Now I've seen the following proof which does not use any property of $X$ and is quite simple aswell. It doesn't even have to be a Hausdorff-space. This is weird to me and I think there must be a mistake in it but I can't find it.
$f\in C_0(x)$. Define $f_\epsilon(x) = \begin{cases}0\quad &\text{if }|f(x)|< \epsilon\\ f(x)-\epsilon\frac{f(x)}{|f(x)|}\quad &\text{if }|f(x)|\geq \epsilon.\end{cases}$
$f_\epsilon \to f$ uniformly follows immidiately by distinguishing cases if $|f(x)|$ is bigger or smaller than $\epsilon$.

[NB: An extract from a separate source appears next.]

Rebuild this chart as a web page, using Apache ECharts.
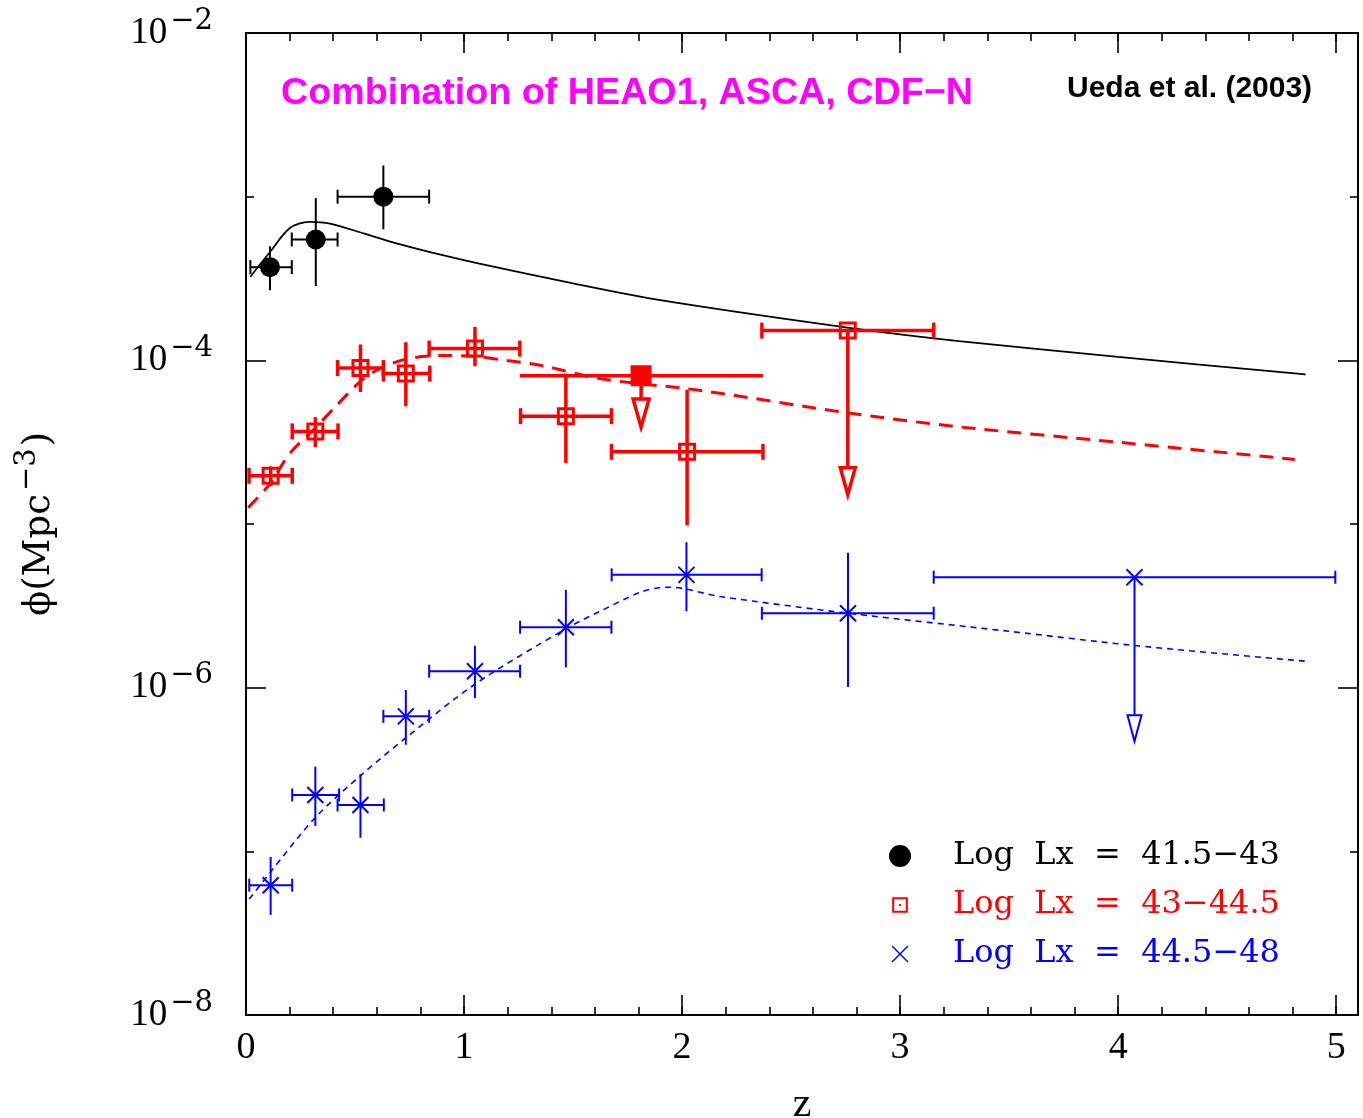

Additionally $f_\epsilon$ has compact support because $\{|f|\geq \epsilon\}$ is compact.
By the https://en.wikipedia.org/wiki/Pasting_lemma $f_\epsilon$ is continuous.
If this really would be correct, I wonder why this simple and more general proof isn't the one one usually sees.
Edit: As requested, more details:
1) $f_\epsilon\to f$ uniformly: Let $x\in X$. If $|f(x)|<\epsilon$, then $|f(x)-f_\epsilon(x)| = |f(x)|<\epsilon$. If $|f(x)|\geq \epsilon$ then $|f(x)-f_\epsilon(x)| = \epsilon\left|\frac{f(x)}{|f(x)|}\right| = \epsilon$, hence $\|f-f_\epsilon\|_\infty\leq \epsilon$.
2) $\{|f|\geq \epsilon\}$ is compact: Since $f\in C_0(X)$, there is compact $A\subset X$ with $|f(x)|<\epsilon$ if $x\notin A$, therefore $\{|f|\geq \epsilon\}\subseteq A$ and $\{|f|\geq \epsilon\}$ is a closed subset of a compact set and therefore compact.